All of these findings amount to huge social and personal savings that invariably strengthen and improve communities, yet, once again, they are not benefits that economists are able to quantify or put a monetary value on and are too often deemed to be without value.
4. It actually all comes down to incentives
Here Apolitical addresses the commonly held fear that a BI would act as a disincentive to “working,” as if “paid employment” should be every person’s preoccupation rather than the management of their lives. However, Apolitical cites Hugh Segal, a Canadian senator who has been a long-time advocate for BI programmes and who laments the very real disincentives to improving one’s life that have been built into Canada’s social programmes. This is why Senator Segal has long applauded the personal empowerment that a BI could provide to all Canadians.
It is here that Apolitical acknowledges Sam Altman of Y Combinator – a US private investment firm – who sees a BI as the seed money necessary to provide the personal freedom allowing individuals to be economically empowered to address the rapidly changing education and training demands of a technologically driven economy. Of course, Altman seems far more interested in employing a BI to address the demands of technology and its impact upon production and the workforce than in actually addressing personal freedom per se.

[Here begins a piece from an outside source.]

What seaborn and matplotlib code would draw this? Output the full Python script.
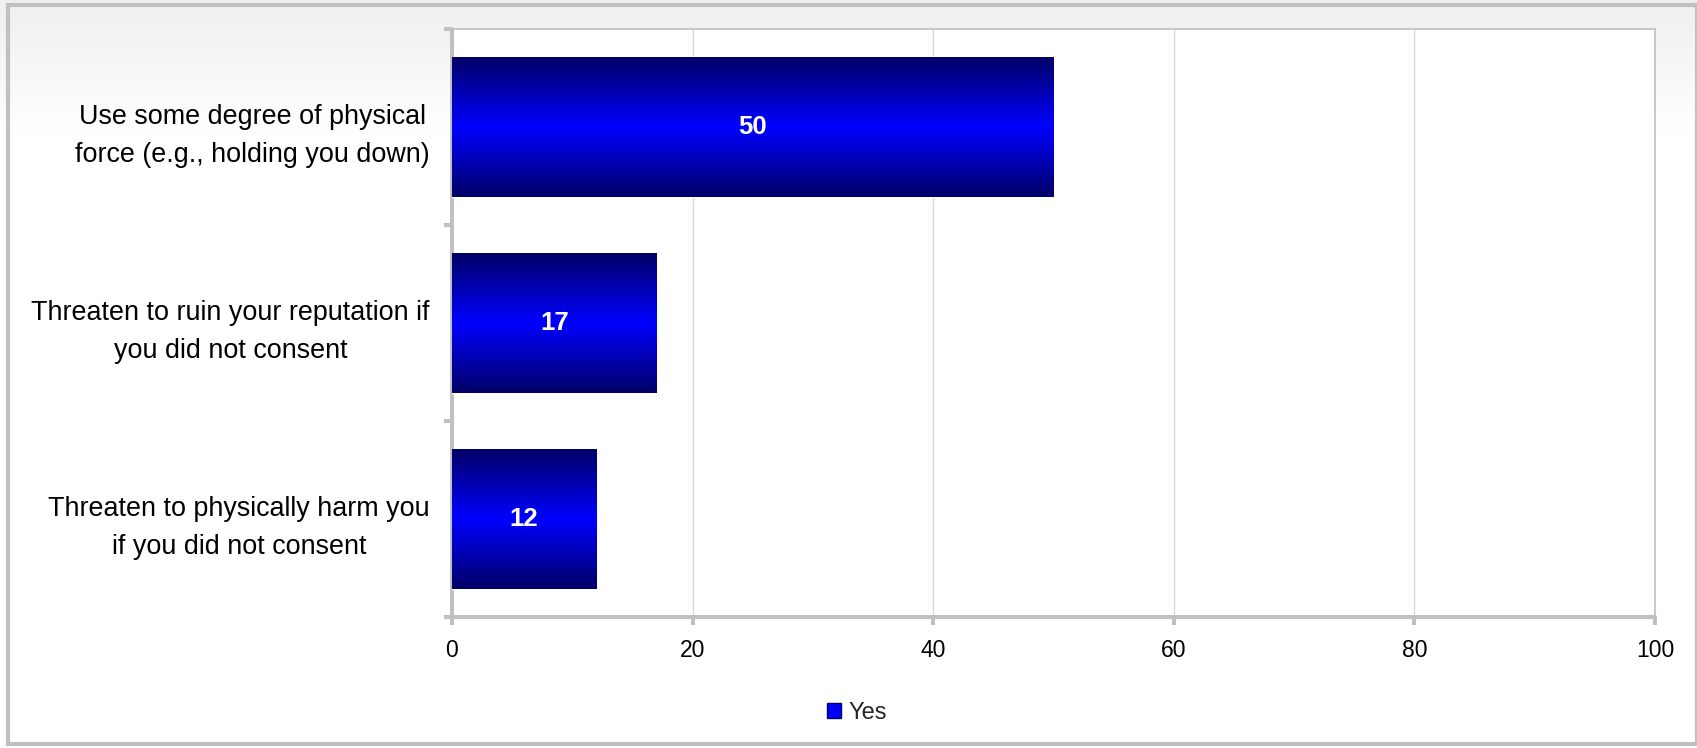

Apolitical is absolutely right to acknowledge that BI differs from existing, welfare-style social programmes and highlights the divide as between those who insist upon “incentives” used coercively to promote job seeking and those who support the “freedom to choose” as incentive enough for anyone.
5. It’s not utopia or bust
Apolitical wisely concludes that, if supporters of a BI succeed, “…they will establish the principle that you can simply give people money and trust them to use it in a way beneficial to themselves and, indirectly, to society.” This is a sentiment long-shared by those who advocate for BI and wonderfully demonstrates that this sentiment is central to personal freedom and the creation of an empowered population. For Apolitical and the rest of us only time will tell.